What you need to do: Search the entries for the word "this" and pull out each line that has it.

(Data items)
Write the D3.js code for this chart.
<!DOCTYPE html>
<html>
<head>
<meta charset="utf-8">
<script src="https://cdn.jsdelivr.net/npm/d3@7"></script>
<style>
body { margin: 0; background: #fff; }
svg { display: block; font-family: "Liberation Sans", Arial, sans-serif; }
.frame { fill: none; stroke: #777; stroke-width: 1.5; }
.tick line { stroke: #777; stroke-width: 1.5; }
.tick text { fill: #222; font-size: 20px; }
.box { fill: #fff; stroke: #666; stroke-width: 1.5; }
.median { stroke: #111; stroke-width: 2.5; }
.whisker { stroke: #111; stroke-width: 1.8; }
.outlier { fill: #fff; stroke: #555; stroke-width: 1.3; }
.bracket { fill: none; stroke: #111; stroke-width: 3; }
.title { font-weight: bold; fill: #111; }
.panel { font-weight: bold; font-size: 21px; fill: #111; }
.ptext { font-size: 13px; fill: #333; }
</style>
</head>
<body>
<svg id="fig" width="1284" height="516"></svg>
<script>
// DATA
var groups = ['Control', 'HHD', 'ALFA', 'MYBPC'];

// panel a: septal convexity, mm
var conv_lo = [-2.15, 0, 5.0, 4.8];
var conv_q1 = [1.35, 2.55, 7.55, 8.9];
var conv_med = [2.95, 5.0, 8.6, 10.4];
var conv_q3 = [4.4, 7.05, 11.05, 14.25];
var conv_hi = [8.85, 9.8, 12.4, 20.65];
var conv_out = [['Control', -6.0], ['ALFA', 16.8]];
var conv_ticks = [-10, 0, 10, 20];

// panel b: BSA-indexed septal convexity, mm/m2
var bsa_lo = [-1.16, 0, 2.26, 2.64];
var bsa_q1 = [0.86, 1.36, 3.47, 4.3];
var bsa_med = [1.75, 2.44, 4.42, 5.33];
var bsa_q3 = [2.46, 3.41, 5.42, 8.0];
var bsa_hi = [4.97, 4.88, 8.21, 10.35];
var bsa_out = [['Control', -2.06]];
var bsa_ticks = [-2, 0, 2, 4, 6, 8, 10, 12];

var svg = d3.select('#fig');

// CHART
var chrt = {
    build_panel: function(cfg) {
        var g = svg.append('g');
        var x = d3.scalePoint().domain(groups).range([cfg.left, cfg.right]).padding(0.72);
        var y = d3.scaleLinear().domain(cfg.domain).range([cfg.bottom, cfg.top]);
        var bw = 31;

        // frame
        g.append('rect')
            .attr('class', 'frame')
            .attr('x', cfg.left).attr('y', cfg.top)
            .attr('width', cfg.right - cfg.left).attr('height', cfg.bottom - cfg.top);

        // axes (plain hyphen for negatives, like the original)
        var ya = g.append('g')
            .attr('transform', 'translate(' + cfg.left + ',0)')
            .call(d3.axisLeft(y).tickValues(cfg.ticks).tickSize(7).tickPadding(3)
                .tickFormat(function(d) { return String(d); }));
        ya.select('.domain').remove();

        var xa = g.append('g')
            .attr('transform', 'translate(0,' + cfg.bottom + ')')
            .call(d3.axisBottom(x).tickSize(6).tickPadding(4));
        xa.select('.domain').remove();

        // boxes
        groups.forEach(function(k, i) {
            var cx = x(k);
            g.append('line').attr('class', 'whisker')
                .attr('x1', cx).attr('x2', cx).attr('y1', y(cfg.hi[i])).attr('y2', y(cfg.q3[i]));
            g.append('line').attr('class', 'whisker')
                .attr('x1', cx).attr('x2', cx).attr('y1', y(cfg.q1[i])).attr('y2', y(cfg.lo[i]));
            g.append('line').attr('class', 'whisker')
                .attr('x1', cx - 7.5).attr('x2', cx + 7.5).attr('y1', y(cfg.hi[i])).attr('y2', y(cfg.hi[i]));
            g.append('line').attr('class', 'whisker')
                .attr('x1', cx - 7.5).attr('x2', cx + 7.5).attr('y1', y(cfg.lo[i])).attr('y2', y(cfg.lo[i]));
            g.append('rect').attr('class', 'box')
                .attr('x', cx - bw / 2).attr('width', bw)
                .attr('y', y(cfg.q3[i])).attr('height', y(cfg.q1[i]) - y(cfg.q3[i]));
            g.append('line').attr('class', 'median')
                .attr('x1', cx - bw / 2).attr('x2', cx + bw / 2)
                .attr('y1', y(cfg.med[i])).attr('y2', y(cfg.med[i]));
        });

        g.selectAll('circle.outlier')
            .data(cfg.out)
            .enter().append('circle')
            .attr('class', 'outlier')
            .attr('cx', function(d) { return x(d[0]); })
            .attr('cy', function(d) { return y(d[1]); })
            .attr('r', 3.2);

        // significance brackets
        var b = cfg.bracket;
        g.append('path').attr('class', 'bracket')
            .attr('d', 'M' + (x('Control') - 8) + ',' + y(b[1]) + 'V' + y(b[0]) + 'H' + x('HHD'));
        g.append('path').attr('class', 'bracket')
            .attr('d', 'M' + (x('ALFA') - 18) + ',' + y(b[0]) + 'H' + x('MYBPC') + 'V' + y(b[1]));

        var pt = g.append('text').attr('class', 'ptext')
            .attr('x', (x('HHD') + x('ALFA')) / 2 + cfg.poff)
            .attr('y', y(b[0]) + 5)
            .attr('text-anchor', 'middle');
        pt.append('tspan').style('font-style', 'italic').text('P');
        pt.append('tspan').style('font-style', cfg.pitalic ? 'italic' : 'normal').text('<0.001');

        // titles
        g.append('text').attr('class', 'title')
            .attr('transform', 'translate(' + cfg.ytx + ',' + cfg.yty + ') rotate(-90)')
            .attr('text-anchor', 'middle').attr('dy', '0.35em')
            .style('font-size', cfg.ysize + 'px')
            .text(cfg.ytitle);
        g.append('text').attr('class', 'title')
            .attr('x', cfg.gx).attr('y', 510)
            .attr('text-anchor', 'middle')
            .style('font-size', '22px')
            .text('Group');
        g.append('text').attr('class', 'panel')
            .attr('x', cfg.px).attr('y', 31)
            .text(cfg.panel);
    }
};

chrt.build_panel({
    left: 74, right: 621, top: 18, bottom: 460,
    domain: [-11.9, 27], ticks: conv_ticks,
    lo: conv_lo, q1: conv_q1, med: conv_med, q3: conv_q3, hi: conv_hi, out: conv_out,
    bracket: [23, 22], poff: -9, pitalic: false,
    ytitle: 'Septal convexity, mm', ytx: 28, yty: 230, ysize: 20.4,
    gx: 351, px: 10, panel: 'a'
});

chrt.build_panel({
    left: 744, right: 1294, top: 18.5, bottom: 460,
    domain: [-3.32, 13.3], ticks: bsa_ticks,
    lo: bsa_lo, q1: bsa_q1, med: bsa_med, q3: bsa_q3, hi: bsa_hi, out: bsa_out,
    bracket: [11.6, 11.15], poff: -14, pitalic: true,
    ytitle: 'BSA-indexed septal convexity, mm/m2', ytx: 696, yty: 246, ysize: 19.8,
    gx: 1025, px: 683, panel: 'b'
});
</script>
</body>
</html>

---

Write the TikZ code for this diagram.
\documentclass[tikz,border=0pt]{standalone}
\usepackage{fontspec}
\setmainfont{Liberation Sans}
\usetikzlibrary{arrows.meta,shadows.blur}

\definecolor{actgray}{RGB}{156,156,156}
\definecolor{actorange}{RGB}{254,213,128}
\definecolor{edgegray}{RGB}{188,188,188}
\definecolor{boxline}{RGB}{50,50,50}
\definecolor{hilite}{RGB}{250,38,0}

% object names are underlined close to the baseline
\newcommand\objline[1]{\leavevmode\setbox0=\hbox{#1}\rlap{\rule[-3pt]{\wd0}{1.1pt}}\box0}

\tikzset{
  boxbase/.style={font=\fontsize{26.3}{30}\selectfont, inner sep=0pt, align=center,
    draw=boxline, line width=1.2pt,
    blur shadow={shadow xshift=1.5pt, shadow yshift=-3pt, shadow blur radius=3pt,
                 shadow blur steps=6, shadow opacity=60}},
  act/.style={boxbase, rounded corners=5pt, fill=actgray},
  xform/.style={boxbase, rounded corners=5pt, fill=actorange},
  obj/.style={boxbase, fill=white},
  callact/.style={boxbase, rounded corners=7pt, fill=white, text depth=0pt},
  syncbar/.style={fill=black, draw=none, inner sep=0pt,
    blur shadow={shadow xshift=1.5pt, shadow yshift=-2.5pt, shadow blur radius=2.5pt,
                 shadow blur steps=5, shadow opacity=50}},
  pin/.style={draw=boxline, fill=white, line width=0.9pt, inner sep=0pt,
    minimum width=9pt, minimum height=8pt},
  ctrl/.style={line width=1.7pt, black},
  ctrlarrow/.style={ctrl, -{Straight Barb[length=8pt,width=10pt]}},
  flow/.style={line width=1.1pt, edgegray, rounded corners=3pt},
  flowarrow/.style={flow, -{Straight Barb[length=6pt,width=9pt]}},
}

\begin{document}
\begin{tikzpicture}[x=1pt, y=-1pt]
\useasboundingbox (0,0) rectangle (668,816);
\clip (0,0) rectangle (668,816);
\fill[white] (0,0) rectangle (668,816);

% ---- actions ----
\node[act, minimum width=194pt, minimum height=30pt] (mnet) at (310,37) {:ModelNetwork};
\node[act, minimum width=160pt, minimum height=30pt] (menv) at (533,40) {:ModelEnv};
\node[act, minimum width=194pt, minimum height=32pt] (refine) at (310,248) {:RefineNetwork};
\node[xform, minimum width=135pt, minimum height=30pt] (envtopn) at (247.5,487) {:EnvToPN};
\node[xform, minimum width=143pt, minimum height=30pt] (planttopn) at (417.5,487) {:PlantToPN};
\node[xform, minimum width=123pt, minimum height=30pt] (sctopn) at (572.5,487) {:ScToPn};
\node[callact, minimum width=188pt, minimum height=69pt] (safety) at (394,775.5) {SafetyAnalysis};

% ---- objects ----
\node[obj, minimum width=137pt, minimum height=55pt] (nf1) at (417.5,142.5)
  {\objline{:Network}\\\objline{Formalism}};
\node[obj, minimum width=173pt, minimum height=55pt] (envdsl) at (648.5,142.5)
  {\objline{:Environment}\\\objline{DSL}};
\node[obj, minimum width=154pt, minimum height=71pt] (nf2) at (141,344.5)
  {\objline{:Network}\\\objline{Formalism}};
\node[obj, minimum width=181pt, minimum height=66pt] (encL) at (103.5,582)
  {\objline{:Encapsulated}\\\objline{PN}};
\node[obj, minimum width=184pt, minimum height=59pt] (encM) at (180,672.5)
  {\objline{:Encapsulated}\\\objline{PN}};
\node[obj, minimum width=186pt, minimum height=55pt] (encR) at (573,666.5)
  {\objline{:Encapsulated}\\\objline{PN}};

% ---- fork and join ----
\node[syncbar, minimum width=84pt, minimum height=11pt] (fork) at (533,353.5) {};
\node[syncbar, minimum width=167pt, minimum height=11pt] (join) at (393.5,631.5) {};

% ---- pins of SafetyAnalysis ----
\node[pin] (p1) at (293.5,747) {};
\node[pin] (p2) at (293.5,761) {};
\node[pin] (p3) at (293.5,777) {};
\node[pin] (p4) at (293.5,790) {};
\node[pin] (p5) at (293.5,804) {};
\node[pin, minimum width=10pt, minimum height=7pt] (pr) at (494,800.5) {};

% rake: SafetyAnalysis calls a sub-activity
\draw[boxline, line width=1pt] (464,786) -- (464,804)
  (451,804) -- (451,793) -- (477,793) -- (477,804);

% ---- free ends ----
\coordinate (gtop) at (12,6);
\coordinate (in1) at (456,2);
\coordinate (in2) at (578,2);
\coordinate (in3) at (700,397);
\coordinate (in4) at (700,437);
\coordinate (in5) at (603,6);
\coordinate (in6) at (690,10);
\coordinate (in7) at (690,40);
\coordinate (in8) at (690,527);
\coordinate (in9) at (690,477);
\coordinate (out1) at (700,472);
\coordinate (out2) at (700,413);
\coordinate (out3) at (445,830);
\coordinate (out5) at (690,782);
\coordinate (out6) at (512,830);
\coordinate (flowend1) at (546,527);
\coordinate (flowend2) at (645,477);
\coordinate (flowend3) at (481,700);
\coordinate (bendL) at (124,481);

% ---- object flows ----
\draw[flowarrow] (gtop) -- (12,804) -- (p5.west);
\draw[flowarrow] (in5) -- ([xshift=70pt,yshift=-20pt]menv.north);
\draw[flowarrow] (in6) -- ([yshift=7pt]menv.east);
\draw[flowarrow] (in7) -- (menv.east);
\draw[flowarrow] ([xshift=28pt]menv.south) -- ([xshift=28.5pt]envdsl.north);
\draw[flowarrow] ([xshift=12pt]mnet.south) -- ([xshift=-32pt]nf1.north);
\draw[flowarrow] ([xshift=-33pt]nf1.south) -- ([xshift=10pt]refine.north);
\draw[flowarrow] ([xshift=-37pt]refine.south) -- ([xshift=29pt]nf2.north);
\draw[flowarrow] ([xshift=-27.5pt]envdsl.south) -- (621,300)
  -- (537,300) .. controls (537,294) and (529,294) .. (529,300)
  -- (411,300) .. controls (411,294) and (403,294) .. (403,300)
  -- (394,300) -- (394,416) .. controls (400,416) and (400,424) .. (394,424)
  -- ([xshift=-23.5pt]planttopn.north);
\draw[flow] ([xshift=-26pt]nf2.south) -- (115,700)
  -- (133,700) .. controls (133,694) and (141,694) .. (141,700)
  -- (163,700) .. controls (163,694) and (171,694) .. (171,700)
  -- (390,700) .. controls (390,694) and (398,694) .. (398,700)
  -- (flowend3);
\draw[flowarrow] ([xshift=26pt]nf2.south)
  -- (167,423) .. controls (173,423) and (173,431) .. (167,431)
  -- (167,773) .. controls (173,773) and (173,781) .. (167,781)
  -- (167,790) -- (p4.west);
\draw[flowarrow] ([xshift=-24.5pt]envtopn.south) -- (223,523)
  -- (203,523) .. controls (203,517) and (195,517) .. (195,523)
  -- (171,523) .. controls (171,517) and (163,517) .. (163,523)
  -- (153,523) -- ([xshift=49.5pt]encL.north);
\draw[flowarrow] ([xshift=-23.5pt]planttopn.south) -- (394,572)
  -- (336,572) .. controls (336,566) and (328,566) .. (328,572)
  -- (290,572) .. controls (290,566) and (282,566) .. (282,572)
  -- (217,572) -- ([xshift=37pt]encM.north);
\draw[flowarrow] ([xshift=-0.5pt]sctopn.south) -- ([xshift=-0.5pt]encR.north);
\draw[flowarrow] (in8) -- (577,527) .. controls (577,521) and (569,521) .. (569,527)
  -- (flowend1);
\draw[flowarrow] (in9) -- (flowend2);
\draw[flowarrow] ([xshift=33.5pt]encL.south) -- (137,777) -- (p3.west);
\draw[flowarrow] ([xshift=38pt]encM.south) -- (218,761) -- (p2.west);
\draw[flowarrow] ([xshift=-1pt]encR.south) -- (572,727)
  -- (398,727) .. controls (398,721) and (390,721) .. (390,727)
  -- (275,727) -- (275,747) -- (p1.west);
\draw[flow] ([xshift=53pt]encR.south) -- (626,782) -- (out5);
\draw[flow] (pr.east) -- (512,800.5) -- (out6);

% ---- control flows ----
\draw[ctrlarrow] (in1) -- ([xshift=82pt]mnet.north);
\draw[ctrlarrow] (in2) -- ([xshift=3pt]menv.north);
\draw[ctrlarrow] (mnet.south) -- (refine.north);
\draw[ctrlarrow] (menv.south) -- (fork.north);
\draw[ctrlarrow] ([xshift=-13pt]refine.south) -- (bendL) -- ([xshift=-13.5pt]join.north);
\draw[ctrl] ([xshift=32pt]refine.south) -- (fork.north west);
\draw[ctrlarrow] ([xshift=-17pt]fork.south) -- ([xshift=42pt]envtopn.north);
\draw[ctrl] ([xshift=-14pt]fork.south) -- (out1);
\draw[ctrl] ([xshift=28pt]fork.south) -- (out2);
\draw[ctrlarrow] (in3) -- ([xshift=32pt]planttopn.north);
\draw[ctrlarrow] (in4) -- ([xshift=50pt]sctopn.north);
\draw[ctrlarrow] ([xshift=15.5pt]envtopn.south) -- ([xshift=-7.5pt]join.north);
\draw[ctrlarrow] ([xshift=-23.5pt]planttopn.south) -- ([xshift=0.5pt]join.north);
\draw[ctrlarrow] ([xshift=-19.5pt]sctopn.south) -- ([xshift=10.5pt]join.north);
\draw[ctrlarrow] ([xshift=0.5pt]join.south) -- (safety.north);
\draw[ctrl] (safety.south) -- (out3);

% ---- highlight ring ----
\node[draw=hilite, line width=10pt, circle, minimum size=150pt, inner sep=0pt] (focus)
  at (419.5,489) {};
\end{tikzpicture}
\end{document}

--

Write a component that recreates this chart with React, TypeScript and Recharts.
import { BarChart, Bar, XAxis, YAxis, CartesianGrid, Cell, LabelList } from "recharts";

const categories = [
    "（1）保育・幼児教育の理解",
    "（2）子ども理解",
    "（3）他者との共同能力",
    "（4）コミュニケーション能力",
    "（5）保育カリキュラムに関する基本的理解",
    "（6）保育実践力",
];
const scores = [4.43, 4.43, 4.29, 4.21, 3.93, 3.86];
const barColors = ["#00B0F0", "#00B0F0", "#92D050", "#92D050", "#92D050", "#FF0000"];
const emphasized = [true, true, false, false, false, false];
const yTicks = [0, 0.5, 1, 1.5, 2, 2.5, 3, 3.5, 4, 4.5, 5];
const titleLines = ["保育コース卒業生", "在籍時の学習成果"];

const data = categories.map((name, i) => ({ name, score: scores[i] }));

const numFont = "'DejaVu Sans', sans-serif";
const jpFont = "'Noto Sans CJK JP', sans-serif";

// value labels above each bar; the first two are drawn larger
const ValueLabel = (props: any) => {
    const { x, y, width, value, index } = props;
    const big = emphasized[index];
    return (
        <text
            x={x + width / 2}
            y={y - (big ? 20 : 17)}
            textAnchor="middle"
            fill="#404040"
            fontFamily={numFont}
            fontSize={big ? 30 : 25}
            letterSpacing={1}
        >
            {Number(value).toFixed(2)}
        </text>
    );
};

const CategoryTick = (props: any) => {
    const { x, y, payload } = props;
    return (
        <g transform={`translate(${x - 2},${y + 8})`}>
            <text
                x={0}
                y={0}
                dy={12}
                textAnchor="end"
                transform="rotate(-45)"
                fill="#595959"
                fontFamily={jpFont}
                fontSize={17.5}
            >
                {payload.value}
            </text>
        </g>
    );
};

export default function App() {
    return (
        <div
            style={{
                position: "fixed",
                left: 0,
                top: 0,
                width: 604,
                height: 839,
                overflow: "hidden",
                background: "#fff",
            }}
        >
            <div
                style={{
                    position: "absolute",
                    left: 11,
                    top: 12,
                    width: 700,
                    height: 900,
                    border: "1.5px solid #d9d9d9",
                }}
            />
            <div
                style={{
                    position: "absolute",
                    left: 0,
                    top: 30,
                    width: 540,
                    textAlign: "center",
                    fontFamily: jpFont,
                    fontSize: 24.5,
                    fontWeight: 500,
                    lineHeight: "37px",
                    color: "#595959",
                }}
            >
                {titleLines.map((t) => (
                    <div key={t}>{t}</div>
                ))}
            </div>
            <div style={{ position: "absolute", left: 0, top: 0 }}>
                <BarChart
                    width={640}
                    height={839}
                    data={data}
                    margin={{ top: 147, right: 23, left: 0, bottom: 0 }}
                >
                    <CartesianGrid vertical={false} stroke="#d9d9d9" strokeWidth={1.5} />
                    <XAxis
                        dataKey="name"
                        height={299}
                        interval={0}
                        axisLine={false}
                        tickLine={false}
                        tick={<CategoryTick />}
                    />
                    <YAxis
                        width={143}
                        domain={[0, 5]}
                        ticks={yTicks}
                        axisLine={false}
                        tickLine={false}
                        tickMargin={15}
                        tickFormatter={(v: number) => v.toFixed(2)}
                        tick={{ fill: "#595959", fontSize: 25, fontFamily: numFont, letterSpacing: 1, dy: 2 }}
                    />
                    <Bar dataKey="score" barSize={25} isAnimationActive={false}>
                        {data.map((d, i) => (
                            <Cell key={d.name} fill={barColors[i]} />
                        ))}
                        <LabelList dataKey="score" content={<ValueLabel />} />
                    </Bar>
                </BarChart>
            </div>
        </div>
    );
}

Complete output:
Write the D3.js code for this chart.
Write the TikZ code for this diagram.
Write a component that recreates this chart with React, TypeScript and Recharts.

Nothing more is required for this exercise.